When members of Congress have to govern, they need to be at the Capitol in Washington D.C. with the rest of Congress. But in order to represent their constituents, members are required to spend time in their home districts or states. As a result, elected senators’ and representatives’ jobs require them to be in two different locations – sometimes on opposite sides of the country.
The House and Senate each spend on average about 140 days in Washington per annual session of Congress. A work week in Washington is four or five legislative days, and can be a 70-hour week.
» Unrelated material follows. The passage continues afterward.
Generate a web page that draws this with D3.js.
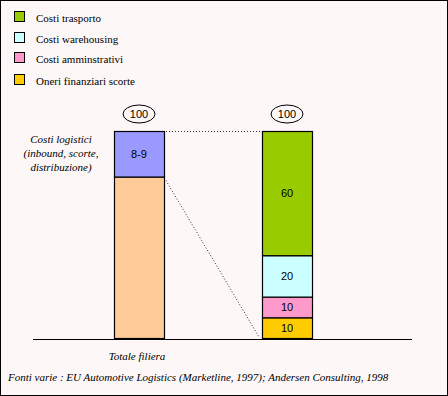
<!DOCTYPE html>
<html>
<head>
<meta charset="utf-8">
<script src="https://cdn.jsdelivr.net/npm/d3@7"></script>
<style>
  html, body { margin: 0; padding: 0; background: #fff; }
  svg { display: block; }
  .serif { font-family: "Liberation Serif", "DejaVu Serif", serif; font-size: 11px; }
  .serif.it { font-style: italic; }
  .sans { font-family: "Liberation Sans", Arial, sans-serif; font-size: 11px; }
</style>
</head>
<body>
<svg id="chart" width="448" height="396"></svg>
<script>
// legend entries (right bar, top to bottom)
const legendLabels = ["Costi trasporto", "Costi warehousing", "Costi amminstrativi", "Oneri finanziari scorte"]
const legendColors = ["#99cc00", "#ccffff", "#ff99cc", "#ffcc00"]

// bars
const barKeys = ["filiera", "logistica"]
const barTotals = ["100", "100"]

// left bar: share drawn in the picture (bottom to top)
const leftValues = [78, 22]
const leftLabels = ["", "8-9"]
const leftColors = ["#ffcc99", "#9999ff"]

// right bar: breakdown of logistics costs (bottom to top)
const rightValues = [10, 10, 20, 60]
const rightLabels = ["10", "10", "20", "60"]
const rightColors = ["#ffcc00", "#ff99cc", "#ccffff", "#99cc00"]

const sourceNote = "Fonti varie : EU Automotive Logistics (Marketline, 1997); Andersen Consulting, 1998"

const svg = d3.select("#chart")

svg.append("rect")
    .attr("x", 0.5).attr("y", 0.5)
    .attr("width", 447).attr("height", 395)
    .attr("fill", "#fdf7f7")
    .attr("stroke", "#000")

const x = d3.scalePoint().domain(barKeys).range([139, 287])
const barW = 50
const y = d3.scaleLinear().domain([0, 100]).range([338, 131])

function stack(values) {
    let acc = 0
    return values.map(v => { const s = { y0: acc, y1: acc + v }; acc += v; return s })
}

function drawBar(key, values, labels, colors) {
    const g = svg.append("g").attr("class", "bar-" + key)
    const segs = stack(values).map((s, i) => ({ ...s, label: labels[i], color: colors[i] }))
    g.selectAll("rect")
        .data(segs)
        .enter()
        .append("rect")
            .attr("x", x(key) - barW / 2 + 0.5)
            .attr("y", d => y(d.y1) + 0.5)
            .attr("width", barW)
            .attr("height", d => y(d.y0) - y(d.y1))
            .attr("fill", d => d.color)
            .attr("stroke", "#000")
            .attr("stroke-width", 1.2)
    g.selectAll("text")
        .data(segs.filter(d => d.label))
        .enter()
        .append("text")
            .attr("class", "sans")
            .attr("x", x(key))
            .attr("y", d => (y(d.y0) + y(d.y1)) / 2 + 4)
            .attr("text-anchor", "middle")
            .text(d => d.label)
}

// connector lines (dotted)
const lx1 = x("filiera") + barW / 2, rx0 = x("logistica") - barW / 2
svg.append("line")
    .attr("x1", lx1 + 2).attr("y1", y(100) + 0.5)
    .attr("x2", rx0).attr("y2", y(100) + 0.5)
    .attr("stroke", "#333").attr("stroke-dasharray", "1,2")
svg.append("line")
    .attr("x1", lx1 + 2).attr("y1", y(leftValues[0]) + 4)
    .attr("x2", rx0 - 3).attr("y2", y(0) - 1)
    .attr("stroke", "#333").attr("stroke-dasharray", "1,2")

drawBar("filiera", leftValues, leftLabels, leftColors)
drawBar("logistica", rightValues, rightLabels, rightColors)

// baseline
svg.append("line")
    .attr("x1", 33).attr("x2", 412)
    .attr("y1", 339.5).attr("y2", 339.5)
    .attr("stroke", "#000")

// "100" ellipses
barKeys.forEach((k, i) => {
    svg.append("ellipse")
        .attr("cx", x(k)).attr("cy", 114)
        .attr("rx", 16).attr("ry", 9)
        .attr("fill", "none").attr("stroke", "#000")
    svg.append("text")
        .attr("class", "sans")
        .attr("x", x(k)).attr("y", 118)
        .attr("text-anchor", "middle")
        .text(barTotals[i])
})

// legend
const legend = svg.append("g").attr("class", "legend")
const legendY = [17, 38, 58, 80]
legendLabels.forEach((lab, i) => {
    legend.append("rect")
        .attr("x", 14.5).attr("y", legendY[i] - 5.5)
        .attr("width", 10).attr("height", 10)
        .attr("fill", legendColors[i])
        .attr("stroke", "#000")
    legend.append("text")
        .attr("class", "serif")
        .attr("x", 36).attr("y", legendY[i] + 5)
        .text(lab)
})

// left description
const desc = ["Costi logistici", "(inbound, scorte,", "distribuzione)"]
svg.append("g").selectAll("text")
    .data(desc)
    .enter()
    .append("text")
        .attr("class", "serif it")
        .attr("x", 61)
        .attr("y", (d, i) => 143 + i * 14)
        .attr("text-anchor", "middle")
        .text(d => d)

svg.append("text")
    .attr("class", "serif it")
    .attr("x", x("filiera") - 2).attr("y", 360)
    .attr("text-anchor", "middle")
    .text("Totale filiera")

svg.append("text")
    .attr("class", "serif it")
    .attr("x", 8).attr("y", 381)
    .text(sourceNote)
</script>
</body>
</html>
After the four or five legislative days, Congress gets a two- or three-day recess when they can return home to their districts or states. Congress operates on this schedule for approximately three weeks, then they get an entire week back in their home districts. During a week in Washington, members attend meetings, hearings, briefings, interviews, legislative votes, fundraisers, lunches, and other special events.
Congressional recess does not mean that members are not working. Members work out of their district and state offices during recess time, often working up to 59-hour weeks when in district.
Recess weeks are often used for members to work out of their local offices, and hold town halls, meet with local groups, respond to constituent requests, and otherwise respond to the needs of their communities. During election years, recess time is also used for campaign activities such as fundraising and meeting with voters.
The Legislative Reorganization Act of 1970 states that the House and Senate shall leave for recess no later than July 31 and return after Labor Day, giving members the chance to go home for the entire month of August.
The law mandating a long summer recess came after junior lawmakers with young families lobbied to make a predictable legislative calendar with designated vacation times. Extreme circumstances or presidential pressure can force Congress to shorten the recess or return for special sessions.
A recess deadline can be a positive force for lawmakers, but major decisions can also cause delays.
Congress members are more likely to push important bills before a recess. Deadlines force Congress members to act in the face of a long break. However, if there is a deadlock on an important issue such as a funding bill, then Congress can be forced to postpone their recess until a bill is passed.